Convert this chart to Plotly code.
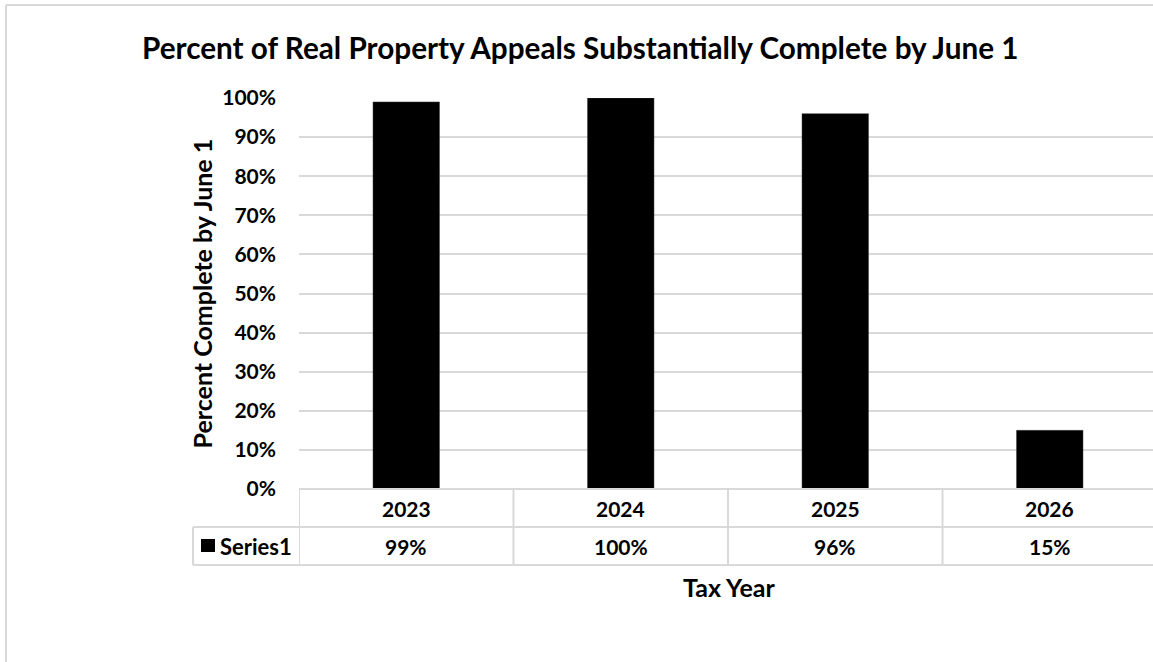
import plotly.graph_objects as go

title_text = "Percent of Real Property Appeals Substantially Complete by June 1"
categories = ["2023", "2024", "2025", "2026"]
values = [99, 100, 96, 15]
value_labels = ["99%", "100%", "96%", "15%"]
series_name = "Series1"
y_ticks = [0, 10, 20, 30, 40, 50, 60, 70, 80, 90, 100]
y_tick_labels = ["0%", "10%", "20%", "30%", "40%", "50%", "60%", "70%", "80%", "90%", "100%"]
x_title = "Tax Year"
y_title = "Percent Complete by June 1"

W, H = 1153, 662
PL, PR, PT, PB = 299, 1157, 98, 489  # plot area on screen
L, T, R = PL, PT, 0
B = H - PB
PW = W - L - R
PH = H - T - B
FONT = "Lato"
GRID = "#d9d9d9"
TXT = "#000000"
cat_w = (PR - PL) / len(categories)
x_max = -0.5 + (W - PL) / cat_w

def py(pix):
    return (H - B - pix) / PH

def px(pix):
    return (pix - L) / PW

fig = go.Figure()
fig.add_trace(go.Bar(
    x=list(range(len(categories))), y=values, name=series_name,
    marker=dict(color="#000000", line=dict(color="#404040", width=0.5)),
    width=0.31, showlegend=False, hoverinfo="skip",
))

shapes = []
row1_top, row1_bot, row2_bot = 489, 527, 565
lw = dict(color=GRID, width=2)
shapes.append(dict(type="line", xref="paper", yref="paper", x0=0, x1=1, y0=py(row1_top), y1=py(row1_top), line=lw))
shapes.append(dict(type="line", xref="paper", yref="paper", x0=px(193), x1=1, y0=py(row1_bot), y1=py(row1_bot), line=lw))
shapes.append(dict(type="line", xref="paper", yref="paper", x0=px(193), x1=1, y0=py(row2_bot), y1=py(row2_bot), line=lw))
for i in range(len(categories)):
    shapes.append(dict(type="line", xref="x", yref="paper", x0=i - 0.5, x1=i - 0.5, y0=py(row1_top), y1=py(row2_bot), line=lw))
shapes.append(dict(type="line", xref="paper", yref="paper", x0=px(193), x1=px(193), y0=py(row1_bot), y1=py(row2_bot), line=lw))
shapes.append(dict(type="rect", xref="paper", yref="paper", x0=px(201), x1=px(215), y0=py(552), y1=py(539),
                   fillcolor="#000000", line=dict(width=0)))
# outer chart border (left and top edges visible)
shapes.append(dict(type="line", xref="paper", yref="paper", x0=px(6), x1=px(6), y0=py(5), y1=py(H), line=lw))
shapes.append(dict(type="line", xref="paper", yref="paper", x0=px(6), x1=1, y0=py(5), y1=py(5), line=lw))

DIG = 21
LET = 25
annotations = []
for i, (c, v) in enumerate(zip(categories, value_labels)):
    annotations.append(dict(x=i, y=py((row1_top + row1_bot) / 2), xref="x", yref="paper", text=c, showarrow=False,
                            font=dict(family=FONT, size=DIG, color=TXT, weight="bold"), xanchor="center", yanchor="middle"))
    annotations.append(dict(x=i, y=py((row1_bot + row2_bot) / 2), xref="x", yref="paper", text=v, showarrow=False,
                            font=dict(family=FONT, size=DIG, color=TXT, weight="bold"), xanchor="center", yanchor="middle"))
annotations.append(dict(x=px(218), y=py((row1_bot + row2_bot) / 2), xref="paper", yref="paper",
                        text=series_name, showarrow=False,
                        font=dict(family=FONT, size=22, color=TXT, weight="bold"), xanchor="left", yanchor="middle"))
annotations.append(dict(x=px(728.5), y=py(587), xref="paper", yref="paper", text=x_title, showarrow=False,
                        font=dict(family=FONT, size=LET, color=TXT, weight="bold"), xanchor="center", yanchor="middle"))
annotations.append(dict(x=px(201), y=py(293.5), xref="paper", yref="paper", text=y_title, showarrow=False, textangle=-90,
                        font=dict(family=FONT, size=LET, color=TXT, weight="bold"), xanchor="center", yanchor="middle"))
annotations.append(dict(x=px(580), y=py(47), xref="paper", yref="paper", text=title_text, showarrow=False,
                        font=dict(family=FONT, size=29.7, color=TXT, weight="bold"), xanchor="center", yanchor="middle"))

fig.update_layout(
    width=W, height=H,
    margin=dict(l=L, r=R, t=T, b=B, autoexpand=False),
    paper_bgcolor="white", plot_bgcolor="white",
    shapes=shapes, annotations=annotations,
    xaxis=dict(range=[-0.5, x_max], showticklabels=False, showgrid=False, zeroline=False, showline=False, ticks="", fixedrange=True),
    yaxis=dict(range=[0, 100], tickvals=y_ticks, ticktext=y_tick_labels, showgrid=True, gridcolor=GRID, gridwidth=2,
               zeroline=False, showline=False, ticks="", ticklabelstandoff=22,
               tickfont=dict(family=FONT, size=DIG, color=TXT, weight="bold"), fixedrange=True),
)

fig.write_html(
    "out.html", config={"displayModeBar": False},
    post_script=(
        "document.documentElement.style.overflow='hidden';"
        "document.body.style.margin='0';"
        "document.body.style.overflow='hidden';"
    ),
)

----

**OBJECTIVE**
Everything from the top line of the data down to and including the line with "import plotly.graph_objects as go" is to be copied, except the pictures.

**SOLUTION TO THIS TASK**
Convert this chart to Plotly code.
import plotly.graph_objects as go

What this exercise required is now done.